Passo

Sentiu de novo. Não esperava. Não queria. Ao invés de dormir, ensaia. Palavra por palavra. Decifra reações. Tenta entender. Evidências e sintomas, nítidos, assustam. É forte, constante. Parece o passado, só que pior. Não tem certeza. Aconselha a mente. A esquecer. Deixar pra lá pra não tomar outro tiro no peito. É incrível. É o que procura. Se não isso, nada. Faz tempo que cogita. No início, pouco caso. Autoproteção. Até que, de passo em passo, chegou perto. Grudou. Tomou posse. Agora, atingido, pena. Bicho bobo. Conta os dias.

Fantasia

O cabeça da tribo, conhecido como tal, sugeriu um luau. Ninguém respondeu. Contrariado, pensou em outra coisa. Não quis reclamar. Propôs uma festa à fantasia, de gente da cidade. Gostaram, mas, pra não dar o braço a torcer, ficaram quietos. Estavam com raiva porque tinham sido manipulados. Usados como força de trabalho num projeto que rendeu frutos somente pro idealizador. Errar de novo seria o fim. O cabeça, já preocupado, pediu desculpas. Disse que vacilou mesmo. Que, com a melhor das intenções, agiu mal. Aceitaram. De ternos, gravatas e vestidos, chegaram. Foram metralhados.

Abrigo

A metros da ilha, boiaram. Vinham de longe e, cansados, combinaram de parar pela última vez. Olharam pro céu. Conversaram sobre o que fariam depois que chegassem. Consumiriam peixes, água de coco e andariam pelados na areia fofa.
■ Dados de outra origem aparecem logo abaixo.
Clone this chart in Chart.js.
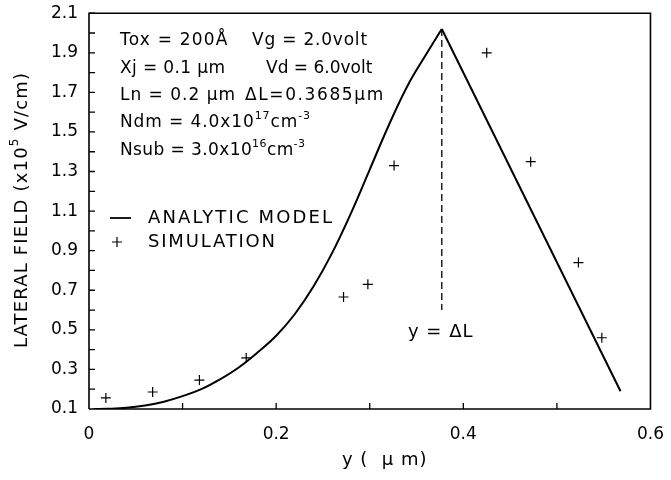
<!DOCTYPE html>
<html>
<head>
<meta charset="utf-8">
<script src="https://cdn.jsdelivr.net/npm/chart.js@4.4.1/dist/chart.umd.min.js"></script>
<style>
  html, body { margin: 0; padding: 0; background: #fff; }
  #wrap { width: 671px; height: 480px; }
</style>
</head>
<body>
<div id="wrap"><canvas id="fieldChart" width="671" height="480"></canvas></div>
<script>
// analytic model, rising part
const modelX = [0.005, 0.02, 0.04, 0.06, 0.08, 0.10, 0.12, 0.14, 0.16, 0.18, 0.20, 0.22, 0.24, 0.26, 0.28, 0.30, 0.32, 0.34, 0.36, 0.377];
const modelY = [0.10, 0.101, 0.106, 0.118, 0.137, 0.165, 0.20, 0.25, 0.31, 0.385, 0.47, 0.58, 0.72, 0.89, 1.09, 1.31, 1.53, 1.73, 1.89, 2.02];
// analytic model, falling part
const fallX = [0.377, 0.568];
const fallY = [2.02, 0.19];
// simulation points
const simX = [0.018, 0.068, 0.118, 0.168, 0.272, 0.298, 0.326, 0.425, 0.472, 0.523, 0.548];
const simY = [0.156, 0.186, 0.246, 0.358, 0.666, 0.73, 1.33, 1.90, 1.35, 0.84, 0.46];
// y = deltaL marker
const dlX = [0.377, 0.377];
const dlY = [2.02, 0.60];

const FONT = '"DejaVu Sans", sans-serif';

function pts(xs, ys) {
    return xs.map((x, i) => ({ x: x, y: ys[i] }));
}

function setFont(c, size, sup) {
    c.font = (sup ? Math.round(size * 0.65) : size) + 'px ' + FONT;
}

// width of a string made of normal and superscript pieces
function richWidth(c, parts, size) {
    let w = 0;
    parts.forEach(p => {
        setFont(c, size, p[1] === 'sup');
        w += c.measureText(p[0]).width;
    });
    return w;
}

// draws the pieces from x, spreading the letters towards the given width
function drawFit(c, parts, x, y, size, width, maxLs) {
    c.letterSpacing = '0px';
    const nat = richWidth(c, parts, size);
    const n = parts.reduce((s, p) => s + p[0].length, 0);
    let ls = width ? (width - nat) / Math.max(1, n - 1) : 0;
    ls = Math.max(0, Math.min(maxLs === undefined ? 3 : maxLs, ls));
    c.letterSpacing = ls.toFixed(2) + 'px';
    c.textAlign = 'left';
    let cx = x;
    parts.forEach(p => {
        const sup = p[1] === 'sup';
        setFont(c, size, sup);
        c.fillText(p[0], cx, sup ? y - size * 0.42 : y);
        cx += c.measureText(p[0]).width;
    });
    c.letterSpacing = '0px';
}

const decor = {
    id: 'decor',
    afterDraw(chart) {
        const c = chart.ctx;
        const a = chart.chartArea;
        const xs = chart.scales.x;
        const ys = chart.scales.y;
        c.save();
        c.strokeStyle = '#000';
        c.fillStyle = '#000';

        // frame
        c.lineWidth = 1.6;
        c.beginPath();
        c.moveTo(a.left, a.bottom);
        c.lineTo(a.left, a.top);
        c.lineTo(a.right, a.top);
        c.lineTo(a.right, a.bottom);
        c.lineTo(a.left, a.bottom);
        c.stroke();

        // inward ticks
        c.lineWidth = 1.3;
        c.beginPath();
        for (let i = 1; i <= 20; i++) {
            const py = ys.getPixelForValue(0.1 + i * 0.1);
            c.moveTo(a.left, py);
            c.lineTo(a.left + 6, py);
        }
        for (let i = 1; i <= 5; i++) {
            const px = xs.getPixelForValue(i * 0.1);
            c.moveTo(px, a.bottom);
            c.lineTo(px, a.bottom - 6);
        }
        c.stroke();

        c.textBaseline = 'middle';
        const fs = 17;

        // parameter block
        drawFit(c, [['Tox = 200Å', 'n']], 120, 41, fs, 113, 1.2);
        drawFit(c, [['Vg = 2.0volt', 'n']], 252, 41, fs, 115, 1.2);
        drawFit(c, [['Xj = 0.1 μm', 'n']], 120, 69, fs, 105, 1.2);
        drawFit(c, [['Vd = 6.0volt', 'n']], 266, 69, fs, 97, 1.2);
        drawFit(c, [['Ln = 0.2 μm', 'n']], 120, 96, fs, 115, 1.2);
        drawFit(c, [['ΔL=0.3685μm', 'n']], 245, 96, fs, 150, 1.6);
        drawFit(c, [['Ndm = 4.0x10', 'n'], ['17', 'sup'], ['cm', 'n'], ['-3', 'sup']], 120, 123, fs, 190, 1.2);
        drawFit(c, [['Nsub = 3.0x10', 'n'], ['16', 'sup'], ['cm', 'n'], ['-3', 'sup']], 120, 151, fs, 185, 1.2);

        // legend
        c.lineWidth = 1.8;
        c.beginPath();
        c.moveTo(110, 218);
        c.lineTo(131, 218);
        c.stroke();
        c.lineWidth = 1.2;
        c.beginPath();
        c.moveTo(112, 242);
        c.lineTo(122, 242);
        c.moveTo(117, 237);
        c.lineTo(117, 247);
        c.stroke();
        drawFit(c, [['ANALYTIC MODEL', 'n']], 148, 218, 18, 184);
        drawFit(c, [['SIMULATION', 'n']], 148, 242, 18, 127);

        // y = deltaL label
        drawFit(c, [['y = ΔL', 'n']], 408, 332, 18, 67, 1);

        // x axis title
        drawFit(c, [['y (  μ m)', 'n']], 342, 460, 18, 88, 1);

        // y axis title
        c.translate(22, (a.top + a.bottom) / 2);
        c.rotate(-Math.PI / 2);
        drawFit(c, [['LATERAL FIELD (x10', 'n'], ['5', 'sup'], [' V/cm)', 'n']], -137, 0, 18, 275);
        c.restore();
    }
};

const ctx = document.getElementById('fieldChart').getContext('2d');
const fieldChart = new Chart(ctx, {
    type: 'scatter',
    data: {
        datasets: [
            {
                label: 'ANALYTIC MODEL',
                data: pts(modelX, modelY),
                showLine: true,
                borderColor: '#000',
                borderWidth: 2,
                pointRadius: 0,
                tension: 0.4
            },
            {
                label: 'ANALYTIC MODEL (falling)',
                data: pts(fallX, fallY),
                showLine: true,
                borderColor: '#000',
                borderWidth: 2,
                pointRadius: 0
            },
            {
                label: 'y = ΔL',
                data: pts(dlX, dlY),
                showLine: true,
                borderColor: '#000',
                borderWidth: 1.3,
                borderDash: [7, 4],
                pointRadius: 0
            },
            {
                label: 'SIMULATION',
                data: pts(simX, simY),
                showLine: false,
                pointStyle: 'cross',
                pointRadius: 5,
                borderColor: '#000',
                borderWidth: 1.2
            }
        ]
    },
    options: {
        responsive: false,
        animation: false,
        layout: {
            padding: { top: 13, right: 18, left: 0, bottom: 0 }
        },
        scales: {
            x: {
                type: 'linear',
                min: 0,
                max: 0.6,
                grid: { display: false },
                border: { display: false },
                afterFit: (s) => { s.height = 71; },
                ticks: {
                    stepSize: 0.1,
                    padding: 7,
                    color: '#000',
                    maxRotation: 0,
                    font: { family: FONT, size: 17 },
                    callback: (v) => {
                        const k = Math.round(v * 10);
                        if (k % 2 !== 0) return '';
                        return k === 0 ? '0' : (k / 10).toFixed(1);
                    }
                }
            },
            y: {
                type: 'linear',
                min: 0.1,
                max: 2.1,
                grid: { display: false },
                border: { display: false },
                afterFit: (s) => { s.width = 89; },
                ticks: {
                    stepSize: 0.1,
                    padding: 3,
                    color: '#000',
                    autoSkip: false,
                    font: { family: FONT, size: 17 },
                    callback: (v) => {
                        const k = Math.round(v * 10);
                        return k % 2 === 1 ? (k / 10).toFixed(1) : '';
                    }
                }
            }
        },
        plugins: {
            legend: { display: false },
            tooltip: { enabled: false },
            title: { display: false }
        }
    },
    plugins: [decor]
});
</script>
</body>
</html>
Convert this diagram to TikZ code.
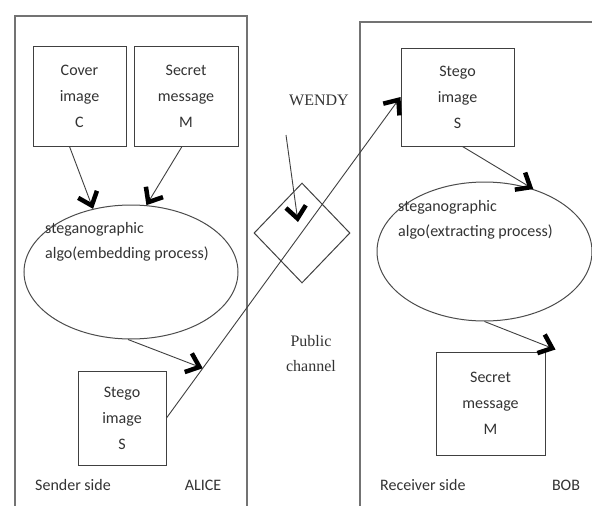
\documentclass[tikz,border=0pt]{standalone}
\usepackage{fontspec}
\setmainfont{Carlito}
\newfontfamily\serifw{Liberation Serif}
\usetikzlibrary{arrows.meta,shapes.geometric,calc}
\begin{document}
\begin{tikzpicture}[x=1pt,y=-1pt,
  box/.style={draw=black!75, line width=1pt, inner sep=0pt, align=center, text=black!80, font=\fontsize{16}{26}\selectfont},
  panel/.style={draw=black!55, line width=1.6pt},
  oval/.style={draw=black!70, line width=1pt, ellipse, inner sep=0pt},
  lbl/.style={text=black!80, font=\fontsize{16}{25}\selectfont, inner sep=0pt, align=left},
  slbl/.style={text=black!80, font=\serifw\fontsize{16}{25}\selectfont, inner sep=0pt, align=center},
  wire/.style={draw=black!75, line width=0.9pt},
  conn/.style={wire, -{Straight Barb[length=12pt,width=20pt,line width=4.5pt,color=black]}}]
\fill[white] (0,0) rectangle (592,506);
\useasboundingbox (0,0) rectangle (592,506);
% panels
\draw[panel] (15,506) -- (15,16) -- (247,16) -- (247,506);
\draw[panel] (360,506) -- (360,22) -- (592,22);
% sender side
\node[box, minimum width=93pt, minimum height=100pt] (cover) at (79.5,96) {Cover\\image\\C};
\node[box, minimum width=104pt, minimum height=100pt] (secretL) at (186,96) {Secret\\message\\M};
\node[oval, minimum width=214pt, minimum height=134pt] (embed) at (131,272) {};
\node[lbl, anchor=west] (embedtxt) at (45,242) {steganographic\\algo(embedding process)};
\node[box, minimum width=88pt, minimum height=94pt] (stegoL) at (122,418) {Stego\\image\\S};
\node[lbl, anchor=west] (sender) at (35,485) {Sender side};
\node[lbl] (alice) at (203,485) {ALICE};
% channel
\node[draw=black!75, line width=1pt, diamond, aspect=0.96, minimum width=96pt, minimum height=100pt, inner sep=0pt] (wendybox) at (302,233) {};
\node[slbl] (wendy) at (319,100) {WENDY};
\node[slbl] (public) at (311,354) {Public\\channel};
\coordinate (wtail) at (286,135);
\coordinate (wtip) at (298,222);
% receiver side
\node[box, minimum width=113pt, minimum height=98pt] (stegoR) at (457.5,97) {Stego\\image\\S};
\node[oval, minimum width=215pt, minimum height=139pt] (extract) at (484.5,251.5) {};
\node[lbl, anchor=west] (extracttxt) at (398,219.5) {steganographic\\algo(extracting process)};
\node[box, minimum width=109pt, minimum height=103pt] (secretR) at (490.5,403.5) {Secret\\message\\M};
\node[lbl, anchor=west] (receiver) at (380,485) {Receiver side};
\node[lbl] (bob) at (566,485) {BOB};
% connectors
\coordinate (hit) at ($(stegoL.east)!0.155!(stegoR.west)$);
\draw[conn] ([xshift=-10pt]cover.south) -- (embed.121);
\draw[conn] ([xshift=-4pt]secretL.south) -- (embed.77);
\draw[conn] ([xshift=-3pt]embed.south) -- (hit);
\draw[conn] (stegoL.east) -- (stegoR.west);
\draw[conn] (wtail) -- (wtip);
\draw[conn] ([xshift=5pt]stegoR.south) -- (extract.52);
\draw[conn] (extract.south) -- ([xshift=10pt,yshift=2pt]secretR.north east);
\end{tikzpicture}
\end{document}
Na véspera, caíram do balão. Voavam sobre o oceano quando foram atingidos pelo projétil perdido. Passaram o dia no mar. Como sabiam nadar, seguiram na direção da terra que tava à vista. Fim de papo, novas braçadas. Linha reta. Desnutridos e desgastados, não transaram de cara. Procuraram abrigo. Acharam, no mato, um bicho morto. Comeram cru. Improvisaram a cama de casal e fizeram bom uso.

Garganta

Gastou tanto que não sobrou nada. Nem um pingo. Virou, chacoalhou e, assustado, reconheceu. Acabou mesmo. Ficou mal. Sentiu dores no peito e nós na garganta. Olhou de novo. Lembrou dela inteirinha, à mão. Deixou que secasse. Sente falta. Não acreditou que o uso e abuso seriam capazes de extinguir o conteúdo. Corroía. Dias mais, dias menos, metia a mão por dentro. Arrancava e arranhava. Queria ter sido avisado. Que, próximo ao esgotamento, tivessem acendido a luz. Ficaria claro que cairia em desgraça. Que chegaria ao fim.

Garrafa

Rabanada no alho com esfirra de maionese. Pudim de empadão. Sorvete de ovo frito, suco de azeitona e carne de monstro. Comeu sem saber direito. Viu que tava na mesa e, sem frescura, ingeriu. Não achou ruim não. O estômago reagiu bem, acordou tranquilo e ficou na boa. Quibe de garrafa. Pasta de gelo e torrada de alpiste. Limpou o prato. Na casa dos pais, de noite, arroz com feijão. Frango grelhado, batata frita e farofa. Achou tão sem graça que, na refeição seguinte, revisitou a culinária insólita. Laranja corada. Sopa de amendoim na chapa, leite de peixe e salada de porco à moda boi. Sal de goiabada.